Wrapped in one another's arms, they both slept deeply and peacefully that night. When they awakened, sunlight was streaming through the window.
"Oh my God! The cows..." Anij started. They both hurriedly dressed and rushed outside with the buckets.
Jean-Luc picked Anij up and spun her around, then stood her on her feet again and kissed her lips. "It feels so good to be alive!" he shouted.
"Yes, it does," Anij said quietly.
"I feel like celebrating some more," Jean-Luc said when they returned to the house. "I've spent far too much time lying around, and that's not like me at all."
"What would you like to do?" asked Anij.
"What I'd dearly love to do is to look out over Paris from the top of the Eiffel Tower with you," Jean-Luc said softly. "Did you know that Paris is called the 'City Of Lights'? That's because it was one of the first cities to use streetlights. There are so many wondrous things I'd like to show you, Anij." He sounded just a little sad.
"Tell me about streetlights. Are they similar to candles?"
"A streetlight is much brighter than a candle, Anij. I have something similar that I could show you." Amongst his things he found a flashlight. He showed Anij how to turn it on, and she marveled at its brightness.
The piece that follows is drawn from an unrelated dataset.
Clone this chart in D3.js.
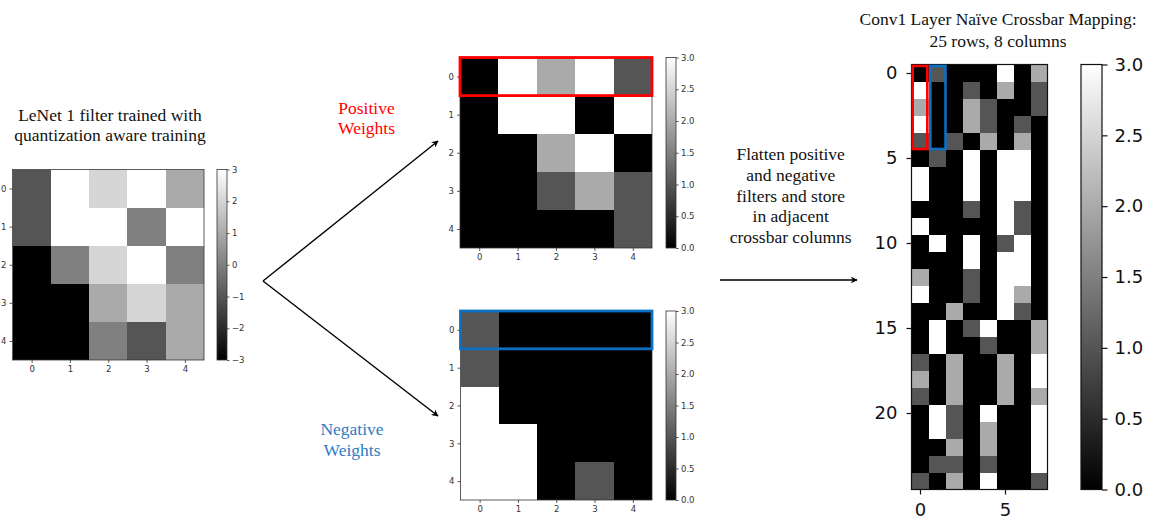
<!DOCTYPE html>
<html>
<head>
<meta charset="utf-8">
<script src="https://cdn.jsdelivr.net/npm/d3@7/dist/d3.min.js"></script>
<style>
  body { margin: 0; background: #fff; }
  svg { display: block; }
  .serif { font-family: "Liberation Serif", "Times New Roman", serif; }
</style>
</head>
<body>
<svg id="fig" width="1151" height="519"></svg>
<script>
// ---- data ----
const kernelIdx = [0, 1, 2, 3, 4];

// LeNet conv1 filter 1, quantised weights in [-3, 3]
const filterWeights = [
  [-1,  3,  2,  3,  1],
  [-1,  3,  3,  0,  3],
  [-3,  0,  2,  3,  0],
  [-3, -3,  1,  2,  1],
  [-3, -3,  0, -1,  1]
];

// positive part of the filter
const positiveWeights = [
  [0, 3, 2, 3, 1],
  [0, 3, 3, 0, 3],
  [0, 0, 2, 3, 0],
  [0, 0, 1, 2, 1],
  [0, 0, 0, 0, 1]
];

// magnitude of the negative part of the filter
const negativeWeights = [
  [1, 0, 0, 0, 0],
  [1, 0, 0, 0, 0],
  [3, 0, 0, 0, 0],
  [3, 3, 0, 0, 0],
  [3, 3, 0, 1, 0]
];

// conv1 crossbar: 25 rows (flattened 5x5 kernels) x 8 columns (+/- pairs of 4 filters)
const crossbarWeights = [
  [0, 1, 0, 0, 0, 3, 0, 2],
  [3, 0, 0, 1, 0, 2, 0, 1],
  [2, 0, 0, 2, 1, 0, 0, 1],
  [3, 0, 0, 2, 1, 0, 1, 0],
  [1, 0, 1, 0, 2, 0, 2, 0],
  [0, 1, 0, 3, 0, 3, 3, 0],
  [3, 0, 0, 3, 0, 3, 3, 0],
  [3, 0, 0, 3, 0, 3, 3, 0],
  [0, 0, 0, 1, 0, 3, 1, 0],
  [3, 0, 0, 0, 0, 3, 1, 0],
  [0, 3, 0, 3, 0, 1, 3, 0],
  [0, 0, 0, 3, 0, 3, 3, 0],
  [2, 0, 0, 1, 0, 3, 3, 0],
  [3, 0, 0, 1, 0, 3, 2, 0],
  [0, 0, 2, 0, 0, 3, 1, 0],
  [0, 3, 0, 1, 3, 0, 0, 2],
  [0, 3, 0, 0, 1, 0, 0, 2],
  [1, 0, 2, 0, 0, 2, 0, 3],
  [2, 0, 2, 0, 0, 2, 0, 3],
  [1, 0, 2, 0, 0, 2, 0, 2],
  [0, 3, 1, 0, 3, 0, 0, 3],
  [0, 3, 1, 0, 2, 0, 0, 3],
  [0, 0, 2, 0, 2, 0, 0, 3],
  [0, 1, 1, 0, 1, 0, 0, 3],
  [1, 0, 2, 0, 3, 0, 0, 1]
];

const filterTicks   = [-3, -2, -1, 0, 1, 2, 3];
const splitTicks    = [0, 0.5, 1, 1.5, 2, 2.5, 3];
const crossbarRowTicks = [0, 5, 10, 15, 20];
const crossbarColTicks = [0, 5];

// ---- drawing helpers ----
const svg = d3.select("#fig");
svg.append("rect").attr("width", 1151).attr("height", 519).attr("fill", "#fff");

const defs = svg.append("defs");
defs.append("marker")
  .attr("id", "arrowhead")
  .attr("viewBox", "0 0 10 10")
  .attr("refX", 9).attr("refY", 5)
  .attr("markerWidth", 7).attr("markerHeight", 7)
  .attr("markerUnits", "userSpaceOnUse")
  .attr("orient", "auto")
  .append("path").attr("d", "M0,0 L10,5 L0,10 L3,5 Z").attr("fill", "#000");

function styleAxis(g, fontSize, color) {
  g.select(".domain").remove();
  g.selectAll(".tick line").attr("stroke", color).attr("stroke-width", fontSize > 12 ? 1.2 : 0.8);
  g.selectAll(".tick text")
    .attr("fill", color)
    .style("font-family", "'DejaVu Sans', sans-serif")
    .style("font-size", fontSize + "px");
}

function heatmap(o) {
  const nR = o.data.length, nC = o.data[0].length;
  const x = d3.scaleLinear().domain([-0.5, nC - 0.5]).range([o.left, o.left + o.width]);
  const y = d3.scaleLinear().domain([-0.5, nR - 0.5]).range([o.top, o.top + o.height]);
  const color = d3.scaleLinear().domain(o.domain).range(["#000000", "#ffffff"]).clamp(true);
  const g = svg.append("g");
  const cells = o.data.flatMap((row, r) => row.map((v, c) => ({ r, c, v })));
  g.append("g").selectAll("rect").data(cells).join("rect")
    .attr("x", d => x(d.c - 0.5))
    .attr("y", d => y(d.r - 0.5))
    .attr("width", d => x(d.c + 0.5) - x(d.c - 0.5))
    .attr("height", d => y(d.r + 0.5) - y(d.r - 0.5))
    .attr("fill", d => color(d.v))
    .attr("shape-rendering", "crispEdges");
  // frame
  g.append("rect")
    .attr("x", o.left).attr("y", o.top).attr("width", o.width).attr("height", o.height)
    .attr("fill", "none").attr("stroke", o.axisColor).attr("stroke-width", o.fontSize > 12 ? 1.2 : 0.8);
  const ax = g.append("g").attr("transform", `translate(0,${o.top + o.height})`)
    .call(d3.axisBottom(x).tickValues(o.colTicks).tickFormat(d3.format("d"))
      .tickSize(o.tickLen).tickPadding(o.pad));
  styleAxis(ax, o.fontSize, o.axisColor);
  const ay = g.append("g").attr("transform", `translate(${o.left},0)`)
    .call(d3.axisLeft(y).tickValues(o.rowTicks).tickFormat(d3.format("d"))
      .tickSize(o.tickLen).tickPadding(o.pad));
  styleAxis(ay, o.fontSize, o.axisColor);
  return { x, y };
}

let gradCount = 0;
function colorbar(o) {
  const id = "grad" + (gradCount++);
  const lg = defs.append("linearGradient").attr("id", id)
    .attr("x1", 0).attr("y1", 1).attr("x2", 0).attr("y2", 0);
  lg.append("stop").attr("offset", "0%").attr("stop-color", "#000");
  lg.append("stop").attr("offset", "100%").attr("stop-color", "#fff");
  const g = svg.append("g");
  g.append("rect")
    .attr("x", o.left).attr("y", o.top).attr("width", o.width).attr("height", o.height)
    .attr("fill", `url(#${id})`)
    .attr("stroke", o.axisColor).attr("stroke-width", o.fontSize > 12 ? 1.2 : 0.8);
  const s = d3.scaleLinear().domain(o.domain).range([o.top + o.height, o.top]);
  const a = g.append("g").attr("transform", `translate(${o.left + o.width},0)`)
    .call(d3.axisRight(s).tickValues(o.ticks).tickFormat(o.format)
      .tickSize(o.tickLen).tickPadding(o.pad));
  styleAxis(a, o.fontSize, o.axisColor);
}

function textBlock(lines, cx, baselines, size, color) {
  const t = svg.append("g").attr("class", "serif");
  lines.forEach((s, i) => {
    t.append("text")
      .attr("x", cx).attr("y", baselines[i])
      .attr("text-anchor", "middle")
      .attr("fill", color)
      .style("font-size", size + "px")
      .text(s);
  });
}

function arrow(x1, y1, x2, y2) {
  svg.append("line")
    .attr("x1", x1).attr("y1", y1).attr("x2", x2).attr("y2", y2)
    .attr("stroke", "#000").attr("stroke-width", 1.4)
    .attr("marker-end", "url(#arrowhead)");
}

const small = { fontSize: 8.5, tickLen: 3, pad: 3, axisColor: "#333" };
const serifSize = 17.5;

// ---- left: original filter ----
textBlock(["LeNet 1 filter trained with", "quantization aware training"], 110, [121, 141], serifSize, "#111");
heatmap({ ...small, data: filterWeights, left: 12.5, top: 169.5, width: 191.5, height: 190.5,
  domain: [-3, 3], rowTicks: kernelIdx, colTicks: kernelIdx });
colorbar({ ...small, left: 217, top: 169.5, width: 10, height: 190.5, domain: [-3, 3],
  ticks: filterTicks, format: d3.format("d"), tickLen: 2.5, pad: 2.5 });

// split arrows
arrow(263, 281, 438, 141);
arrow(263, 281, 438, 416);
textBlock(["Positive", "Weights"], 366.5, [113.5, 134], serifSize, "#ff0000");
textBlock(["Negative", "Weights"], 352, [435, 455.5], serifSize, "#2e7bc4");

// ---- middle top: positive weights ----
const pos = heatmap({ ...small, data: positiveWeights, left: 460, top: 57.5, width: 192, height: 190.5,
  domain: [0, 3], rowTicks: kernelIdx, colTicks: kernelIdx });
colorbar({ ...small, left: 666, top: 57.5, width: 10, height: 190.5, domain: [0, 3],
  ticks: splitTicks, format: d3.format(".1f"), tickLen: 2.7, pad: 2.3 });
svg.append("rect")
  .attr("x", pos.x(-0.5)).attr("y", pos.y(-0.5))
  .attr("width", pos.x(4.5) - pos.x(-0.5)).attr("height", pos.y(0.5) - pos.y(-0.5))
  .attr("fill", "none").attr("stroke", "#ff0000").attr("stroke-width", 2.8);

// ---- middle bottom: negative weights ----
const neg = heatmap({ ...small, data: negativeWeights, left: 460.5, top: 311, width: 191.5, height: 189,
  domain: [0, 3], rowTicks: kernelIdx, colTicks: kernelIdx });
colorbar({ ...small, left: 666, top: 311, width: 10, height: 189, domain: [0, 3],
  ticks: splitTicks, format: d3.format(".1f"), tickLen: 2.7, pad: 2.3 });
svg.append("rect")
  .attr("x", neg.x(-0.5)).attr("y", neg.y(-0.5))
  .attr("width", neg.x(4.5) - neg.x(-0.5)).attr("height", neg.y(0.5) - neg.y(-0.5))
  .attr("fill", "none").attr("stroke", "#0b6fc2").attr("stroke-width", 2.8);

// ---- flatten note ----
textBlock(["Flatten positive", "and negative", "filters and store", "in adjacent", "crossbar columns"],
  790.7, [159.5, 180.5, 201.5, 222, 242.5], serifSize, "#111");
arrow(720, 280, 857, 280);

// ---- right: crossbar mapping ----
textBlock(["Conv1 Layer Naïve Crossbar Mapping:", "25 rows, 8 columns"], 998, [25, 47], serifSize, "#111");
const big = { fontSize: 18, tickLen: 5, pad: 9, axisColor: "#111" };
const cb = heatmap({ ...big, data: crossbarWeights, left: 911.5, top: 64.5, width: 136, height: 425,
  domain: [0, 3], rowTicks: crossbarRowTicks, colTicks: crossbarColTicks });
colorbar({ ...big, left: 1081, top: 64.5, width: 21, height: 425, domain: [0, 3],
  ticks: splitTicks, format: d3.format(".1f"), tickLen: 5.5, pad: 7 });

// highlight first positive / negative column pair (rows 0-4)
svg.append("rect")
  .attr("x", cb.x(-0.5) + 1.2).attr("y", cb.y(-0.5) + 1.5)
  .attr("width", cb.x(0.5) - cb.x(-0.5) - 2.4).attr("height", cb.y(4.5) - cb.y(-0.5) - 2)
  .attr("fill", "none").attr("stroke", "#ff0000").attr("stroke-width", 2.6);
svg.append("rect")
  .attr("x", cb.x(0.5) + 1.8).attr("y", cb.y(-0.5) + 1.5)
  .attr("width", cb.x(1.5) - cb.x(0.5) - 1.8).attr("height", cb.y(4.5) - cb.y(-0.5) - 2)
  .attr("fill", "none").attr("stroke", "#0b6fc2").attr("stroke-width", 2.6);
</script>
</body>
</html>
"A flashlight such as this one is operated by batteries." He opened the compartment where the batteries were stored and showed them to her. "A streetlight is operated by electrical current. A wire runs from each light to a generator, which provides the energy for the light to shine."
"It's amazing that such a tiny object can contain so much energy." Anij played with the flashlight for awhile, taking the batteries out, inspecting them, and putting them back in. To Jean-Luc, her child-like fascination was endearing.
"A streetlight is similar, only much bigger?"
Jean-Luc nodded. "If you can imagine, not just a single one, but an entire row of them lining each side of a street, then you can imagine what Paris looks like at night."
"Oh, I would so much love to see it!" There were tears in Anij's eyes.
"I will take you there some day," Jean-Luc vowed. "I don't know how right now, but I will find a way."
That night the sky was beautiful and clear, and Jean-Luc and Anij lay looking up at the stars.
"I wonder which one is the one around which Earth orbits," said Anij.
"Our star is a very ordinary, average, medium-sized, middle-aged one," Jean-Luc told her. "It's not nearly large enough to ever form a supernova or black hole. When it dies, it will be just an ordinary white dwarf. Luckily for us, that's still several billion years away."
"What is its name?"
"We've always simply called it the sun, and never felt the need to give it any fancier-sounding name." Jean-Luc smiled.
"Besides Earth, how many planets circle it?"
"There are eight others, but most are very hostile to life as we know it. Mercury rotates so slowly that its day is longer than its year, so it's always extremely hot on one side and extremely cold on the other. Venus has a very dense atmosphere filled with gases that are toxic to humans. Mars, as well as Earth's single moon, has been colonized somewhat over the past couple of centuries. Beyond Mars are the gas giants, Jupiter, Saturn, Uranus, and Neptune. Being made of gas, they lack a solid surface to stand on, but they have many satellites, some of which, such as Europa, have been colonized to an extent. Beyond Neptune is the icy dwarf planet Pluto, which also has a single satellite, Charon."
"It sounds really fascinating," said Anij. "So much variety."
"Until the late twenty-first century, we thought that we were rather unique." Jean-Luc laughed.
"Tell me about Earth."
"Oh, Anij, there's so much to tell, I really wouldn't know where to start. There are Antarctica, a continent covered with ice and snow year round, Australia, which is mostly bush country and outback and has many unique animal life forms, the jungles of Africa, the deserts of the mideast, the rain forests of South America, the fertile plains of Northern Europe, and oh, so much more."
"Tell me about France."
"It's a beautiful country. It's bordered by Spain to the south and Belgium, Germany, Switzerland, and Italy to the east. It's also right across the English Channel from the British Isles. I've told you of Paris, and there's so much more. The beaches, the vineyards...in Paris there's a museum called the Louvre that has many world famous works of art in it, Da Vinci and many others. It's an an amazing place to visit."
Anij was silent, deep in thought. Unlike Jean-Luc, who had visited, or at least passed through, much of the known universe, she had never left Ba'Ku. She was amazed at how much falling in love with Jean-Luc Picard had changed her. For the first time in her life, she could feel the restlessness of wanderlust stirring within her.